The film was shot in just ten days in either June or July 1975. During filming, most of the actors stayed in the house used in the picture. A scratch track of the film's musical numbers was used for the actors to lip synch to during filming.

The initial plan was to produce the film as hardcore, but once filming commenced Williams said, "The vision for the film rapidly started expanding. We had these big sets, elaborate design, and we had this big opportunity. So we had this relatively short shooting schedule and we didn't have much time to go in and do a lot of close-up stuff that you need for hardcore," so the sex scenes were filmed in wide shots. De Bell performed in an unsimulated lesbian sex scene with Juliet Graham.

Cast and crew described Osco as being an intimidating figure, with Juliet Graham saying that Osco threatened not to pay her if she didn't spend an evening in his hotel room, and she did, but didn't have sex with him, telling Osco she was the girlfriend of porn actor Jamie Gillis. Osco convinced De Bell to allow him to film her performing oral sex on Osco, saying it was necessary for the film.

The film's budget was entirely spent on filming, and the production company Kaleidoscope Films provided $250,000 to $300,000 for the film's post-production. Musician and composer Peter Matz re-recorded the film's songs in full orchestral arrangements, and post-production was completed by the end of 1975.

==Release==
The premiere was held on Times Square in 1976, at an event attended by Andy Warhol. Despite positive feedback, the producers were unable to interest a distributor due to an unwillingness to release a sex film, so Williams and Osco formed a new company for distribution, General National, explaining, "At that time, there was a company called 'National General' [...] so if we just call ourselves 'General National' everybody will think it's the same damn big company, and we'll get treated in the same way." For general release, three minutes were removed, and the MPAA gave it a R rating. In April before the film's release, De Bell appeared on the cover of Playboy. Osco sold foreign rights to multiple companies within the same territories, telling each distributor they had exclusive rights.

Because of the film's title, its poster was required to include a warning that it was not to be confused with other "traditional" Alice in Wonderland film adaptations and that this particular film could only be seen by adults.

The film grossed over $90 million globally. According to De Bell, the film grossed over $100 million, and although she told an interviewer she had 1% ownership, she did not see any of the profits.

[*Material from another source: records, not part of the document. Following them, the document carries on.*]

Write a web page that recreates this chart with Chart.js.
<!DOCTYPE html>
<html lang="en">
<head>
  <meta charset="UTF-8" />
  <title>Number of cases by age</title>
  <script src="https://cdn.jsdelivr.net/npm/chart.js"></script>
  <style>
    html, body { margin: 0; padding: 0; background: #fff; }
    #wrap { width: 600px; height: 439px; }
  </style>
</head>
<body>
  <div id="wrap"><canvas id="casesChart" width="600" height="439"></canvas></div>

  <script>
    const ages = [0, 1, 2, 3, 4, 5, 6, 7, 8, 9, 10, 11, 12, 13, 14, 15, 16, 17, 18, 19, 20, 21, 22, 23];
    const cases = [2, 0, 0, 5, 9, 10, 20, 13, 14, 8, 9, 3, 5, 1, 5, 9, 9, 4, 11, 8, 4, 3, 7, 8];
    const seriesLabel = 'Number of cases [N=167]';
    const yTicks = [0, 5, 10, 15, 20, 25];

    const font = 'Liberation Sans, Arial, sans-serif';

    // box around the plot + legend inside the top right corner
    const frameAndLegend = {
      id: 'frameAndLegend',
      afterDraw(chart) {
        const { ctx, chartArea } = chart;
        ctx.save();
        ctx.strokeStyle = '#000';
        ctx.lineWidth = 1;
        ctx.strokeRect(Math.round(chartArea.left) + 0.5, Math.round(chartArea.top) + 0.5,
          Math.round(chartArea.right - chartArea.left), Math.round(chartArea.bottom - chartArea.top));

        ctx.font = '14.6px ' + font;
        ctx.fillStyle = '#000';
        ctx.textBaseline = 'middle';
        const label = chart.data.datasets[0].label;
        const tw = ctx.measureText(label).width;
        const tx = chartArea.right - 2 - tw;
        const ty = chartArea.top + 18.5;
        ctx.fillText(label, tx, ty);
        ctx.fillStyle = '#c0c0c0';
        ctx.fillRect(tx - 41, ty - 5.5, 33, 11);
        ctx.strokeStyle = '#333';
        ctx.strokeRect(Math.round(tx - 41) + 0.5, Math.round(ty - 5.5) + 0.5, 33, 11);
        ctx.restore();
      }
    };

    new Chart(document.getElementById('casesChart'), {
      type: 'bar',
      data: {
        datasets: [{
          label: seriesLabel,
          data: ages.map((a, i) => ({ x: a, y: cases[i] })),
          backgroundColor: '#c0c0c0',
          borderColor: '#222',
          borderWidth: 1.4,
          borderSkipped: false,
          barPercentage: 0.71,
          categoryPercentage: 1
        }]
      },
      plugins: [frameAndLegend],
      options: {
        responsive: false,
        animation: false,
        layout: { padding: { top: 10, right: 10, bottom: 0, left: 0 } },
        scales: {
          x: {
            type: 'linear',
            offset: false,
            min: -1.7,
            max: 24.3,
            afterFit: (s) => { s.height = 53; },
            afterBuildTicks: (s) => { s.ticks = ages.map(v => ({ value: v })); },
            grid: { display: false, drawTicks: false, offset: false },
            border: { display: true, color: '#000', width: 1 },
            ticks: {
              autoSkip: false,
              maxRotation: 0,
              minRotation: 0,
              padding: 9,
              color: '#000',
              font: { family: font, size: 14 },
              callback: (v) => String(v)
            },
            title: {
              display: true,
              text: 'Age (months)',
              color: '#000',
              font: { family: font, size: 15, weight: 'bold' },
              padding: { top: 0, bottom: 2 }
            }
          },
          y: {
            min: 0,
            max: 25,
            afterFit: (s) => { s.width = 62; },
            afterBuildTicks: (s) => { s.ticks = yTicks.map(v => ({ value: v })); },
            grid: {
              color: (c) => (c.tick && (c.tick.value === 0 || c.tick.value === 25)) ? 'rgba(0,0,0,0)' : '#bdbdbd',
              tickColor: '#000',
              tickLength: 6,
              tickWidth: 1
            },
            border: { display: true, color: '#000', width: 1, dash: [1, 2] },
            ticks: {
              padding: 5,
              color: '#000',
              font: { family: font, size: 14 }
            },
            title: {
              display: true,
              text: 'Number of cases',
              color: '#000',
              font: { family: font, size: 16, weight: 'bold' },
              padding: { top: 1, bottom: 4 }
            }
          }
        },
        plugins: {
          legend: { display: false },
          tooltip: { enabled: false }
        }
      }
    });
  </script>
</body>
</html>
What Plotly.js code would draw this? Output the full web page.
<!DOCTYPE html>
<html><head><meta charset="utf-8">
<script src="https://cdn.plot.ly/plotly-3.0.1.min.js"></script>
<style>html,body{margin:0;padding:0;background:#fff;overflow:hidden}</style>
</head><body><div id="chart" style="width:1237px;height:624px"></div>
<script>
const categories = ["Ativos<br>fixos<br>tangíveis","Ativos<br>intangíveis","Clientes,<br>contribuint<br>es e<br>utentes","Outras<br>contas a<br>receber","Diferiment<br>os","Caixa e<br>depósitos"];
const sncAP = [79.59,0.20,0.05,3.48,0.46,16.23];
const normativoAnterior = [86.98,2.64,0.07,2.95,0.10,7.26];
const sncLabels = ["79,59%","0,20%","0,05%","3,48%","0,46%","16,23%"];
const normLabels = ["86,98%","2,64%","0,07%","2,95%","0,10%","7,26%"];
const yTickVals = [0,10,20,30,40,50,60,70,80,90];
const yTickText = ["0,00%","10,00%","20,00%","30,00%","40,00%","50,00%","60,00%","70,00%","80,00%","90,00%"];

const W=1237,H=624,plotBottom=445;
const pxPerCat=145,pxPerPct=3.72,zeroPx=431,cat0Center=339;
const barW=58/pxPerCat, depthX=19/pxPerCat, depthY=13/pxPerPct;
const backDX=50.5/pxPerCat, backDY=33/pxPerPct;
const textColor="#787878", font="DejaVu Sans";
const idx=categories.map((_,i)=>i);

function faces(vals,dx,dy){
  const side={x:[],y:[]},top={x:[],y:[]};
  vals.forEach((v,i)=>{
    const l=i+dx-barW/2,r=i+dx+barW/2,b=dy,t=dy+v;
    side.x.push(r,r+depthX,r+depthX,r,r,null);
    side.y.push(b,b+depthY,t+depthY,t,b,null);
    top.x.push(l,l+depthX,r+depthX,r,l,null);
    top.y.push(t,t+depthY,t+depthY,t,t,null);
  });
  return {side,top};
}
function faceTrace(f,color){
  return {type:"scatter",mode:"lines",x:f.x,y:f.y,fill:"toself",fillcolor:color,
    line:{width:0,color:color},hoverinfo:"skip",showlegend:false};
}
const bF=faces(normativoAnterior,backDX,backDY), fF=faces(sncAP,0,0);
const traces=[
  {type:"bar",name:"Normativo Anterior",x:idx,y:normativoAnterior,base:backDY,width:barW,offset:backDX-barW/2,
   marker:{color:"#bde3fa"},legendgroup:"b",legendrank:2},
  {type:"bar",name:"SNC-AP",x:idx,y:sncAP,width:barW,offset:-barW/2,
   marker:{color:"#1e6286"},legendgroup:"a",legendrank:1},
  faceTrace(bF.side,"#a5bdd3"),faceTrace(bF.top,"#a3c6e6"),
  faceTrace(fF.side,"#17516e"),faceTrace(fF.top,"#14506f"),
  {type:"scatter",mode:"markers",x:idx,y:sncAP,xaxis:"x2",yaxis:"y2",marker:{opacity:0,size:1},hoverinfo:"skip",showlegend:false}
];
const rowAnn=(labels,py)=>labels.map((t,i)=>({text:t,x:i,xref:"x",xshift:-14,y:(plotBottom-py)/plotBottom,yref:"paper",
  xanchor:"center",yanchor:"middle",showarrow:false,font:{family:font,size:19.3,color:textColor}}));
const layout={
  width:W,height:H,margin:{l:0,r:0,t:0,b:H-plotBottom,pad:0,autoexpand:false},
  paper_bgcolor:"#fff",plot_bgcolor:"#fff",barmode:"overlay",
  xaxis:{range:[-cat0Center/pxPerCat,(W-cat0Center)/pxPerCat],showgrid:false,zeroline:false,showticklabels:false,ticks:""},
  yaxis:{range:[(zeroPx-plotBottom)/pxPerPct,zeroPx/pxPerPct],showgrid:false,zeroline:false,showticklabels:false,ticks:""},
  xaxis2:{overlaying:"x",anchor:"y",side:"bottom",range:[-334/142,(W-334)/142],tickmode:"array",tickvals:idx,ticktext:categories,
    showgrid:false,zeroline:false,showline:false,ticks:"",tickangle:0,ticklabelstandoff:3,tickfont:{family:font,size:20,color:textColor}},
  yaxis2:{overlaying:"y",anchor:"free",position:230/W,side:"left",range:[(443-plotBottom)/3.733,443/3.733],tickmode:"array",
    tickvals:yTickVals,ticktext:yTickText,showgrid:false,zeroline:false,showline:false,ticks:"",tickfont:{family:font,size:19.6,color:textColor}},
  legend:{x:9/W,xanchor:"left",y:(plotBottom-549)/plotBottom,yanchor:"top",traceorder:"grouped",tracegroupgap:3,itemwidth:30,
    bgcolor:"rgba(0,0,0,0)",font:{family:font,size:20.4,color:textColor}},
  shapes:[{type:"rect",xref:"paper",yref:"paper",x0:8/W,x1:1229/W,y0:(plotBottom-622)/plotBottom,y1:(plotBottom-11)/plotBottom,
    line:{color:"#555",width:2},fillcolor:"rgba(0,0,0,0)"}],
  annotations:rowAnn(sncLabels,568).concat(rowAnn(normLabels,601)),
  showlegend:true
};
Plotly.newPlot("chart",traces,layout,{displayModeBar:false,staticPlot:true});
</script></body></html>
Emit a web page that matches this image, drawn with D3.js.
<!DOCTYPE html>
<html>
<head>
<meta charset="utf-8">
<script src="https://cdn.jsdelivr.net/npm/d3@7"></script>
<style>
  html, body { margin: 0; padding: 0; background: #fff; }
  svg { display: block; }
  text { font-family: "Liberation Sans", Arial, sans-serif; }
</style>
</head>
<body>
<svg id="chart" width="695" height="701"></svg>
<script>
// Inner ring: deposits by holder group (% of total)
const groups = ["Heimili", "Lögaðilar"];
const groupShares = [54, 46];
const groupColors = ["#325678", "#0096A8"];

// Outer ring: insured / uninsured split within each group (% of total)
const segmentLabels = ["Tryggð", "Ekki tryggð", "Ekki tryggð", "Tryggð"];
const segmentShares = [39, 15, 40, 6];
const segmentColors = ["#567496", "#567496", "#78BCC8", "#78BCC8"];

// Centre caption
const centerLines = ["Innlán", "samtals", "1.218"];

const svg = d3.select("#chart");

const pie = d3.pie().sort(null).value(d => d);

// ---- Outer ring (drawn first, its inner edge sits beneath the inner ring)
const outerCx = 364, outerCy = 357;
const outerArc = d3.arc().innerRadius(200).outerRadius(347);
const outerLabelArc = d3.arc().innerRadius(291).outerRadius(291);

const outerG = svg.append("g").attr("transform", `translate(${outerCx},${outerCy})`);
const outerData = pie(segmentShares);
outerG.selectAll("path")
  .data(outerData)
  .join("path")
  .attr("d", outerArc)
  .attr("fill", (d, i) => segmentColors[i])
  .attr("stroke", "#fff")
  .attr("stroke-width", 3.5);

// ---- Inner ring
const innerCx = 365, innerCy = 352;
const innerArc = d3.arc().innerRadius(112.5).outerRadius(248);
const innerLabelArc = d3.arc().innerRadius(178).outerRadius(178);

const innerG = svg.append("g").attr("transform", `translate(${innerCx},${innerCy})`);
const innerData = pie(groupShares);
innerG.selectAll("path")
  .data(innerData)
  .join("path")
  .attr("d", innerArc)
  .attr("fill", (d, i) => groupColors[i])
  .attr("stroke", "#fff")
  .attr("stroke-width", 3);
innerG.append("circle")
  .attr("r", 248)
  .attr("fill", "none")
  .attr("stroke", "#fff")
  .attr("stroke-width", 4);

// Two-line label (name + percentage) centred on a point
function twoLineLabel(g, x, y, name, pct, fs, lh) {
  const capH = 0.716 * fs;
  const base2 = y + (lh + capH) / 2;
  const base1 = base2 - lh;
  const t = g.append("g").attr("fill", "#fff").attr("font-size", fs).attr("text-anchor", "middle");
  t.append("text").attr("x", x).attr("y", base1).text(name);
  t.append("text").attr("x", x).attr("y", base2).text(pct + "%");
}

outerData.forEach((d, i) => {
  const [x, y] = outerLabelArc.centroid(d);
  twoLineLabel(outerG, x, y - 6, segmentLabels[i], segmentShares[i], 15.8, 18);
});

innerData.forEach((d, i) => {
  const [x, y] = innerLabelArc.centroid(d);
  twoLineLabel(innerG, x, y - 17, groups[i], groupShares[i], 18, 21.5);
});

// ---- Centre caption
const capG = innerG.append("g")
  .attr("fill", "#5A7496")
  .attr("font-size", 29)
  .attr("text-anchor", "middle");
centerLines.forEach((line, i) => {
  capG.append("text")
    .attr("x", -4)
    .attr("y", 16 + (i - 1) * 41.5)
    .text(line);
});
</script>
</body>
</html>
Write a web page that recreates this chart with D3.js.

After Alice in Wonderland was released as softcore, Osco re-edited the film as hardcore, inserting explicit penetration shots not part of the original filming, including footage of De Bell performing oral sex on Osco, which was edited into the Mad Hatter sequence. Subsequently, multiple people in the production, as well as Kaleidoscope Films, sued Osco, who had not paid some of them and had stolen money from others. Kaleidoscope ended up owning the rights as a result of the lawsuit. Osco had prints stolen so he could redistribute it without the owners' permission. The film's R-rated and hardcore versions were distributed on VHS, and in 2007, Subversive Cinema released a DVD containing both versions.

==Lawsuit==
In October 1976, lawyers for the Taconic Park Commission threatened a lawsuit against Osco after finding out he had filmed on historical sites without permission. A month later, the film was reviewed by film critic Roger Ebert, who wrote, "Maybe because I went with low expectations, I found the movie a pleasant surprise. And its most pleasant surprise is its star, Kristine De Bell, who projects such a freshness and naivete that she charms us even in scenes where some rather alarming things are going on. I think she has a future in the movies, and not just X movies, either; there's an openness to her expression, a directness to her acting, that's genuinely appealing."

==Legacy==
Williams and Osco planned to make an adult film based on The Wonderful Wizard of Oz as a follow-up, but it was not produced. Subsequently, Williams, Osco and De Bell made the film The Great American Girl Robbery (a.k.a. Cheerleaders' Wild Weekend). Williams and Osco also planned to produce an American Graffiti-style film, and Pee Wee Pigskin, a Bad News Bears-inspired football film with children.

==Adaptations==

In January 2004, Osco oversaw an off-Broadway musical adaptation of Alice in Wonderland at the Kirk Theatre, New York. The production, entitled Alice in Wonderland: An Adult Musical Comedy, features an original score by TayWah and advertising that it is "for mature audiences only" and "contains full nudity". The show is set in a Weehawken, New Jersey trailer park and follows Alice's sexual awakening as she "escapes her boyfriend's advances and mother's drunken rants" into a new erotic world.

Filmmaker Ken Russell planned a remake of the 1976 film, and co-wrote a screenplay alongside Osco. However, Russell died before it could be produced. As of December 2011, Russell's widow and Osco were still moving forward with the remake's production, as a tribute to Russell.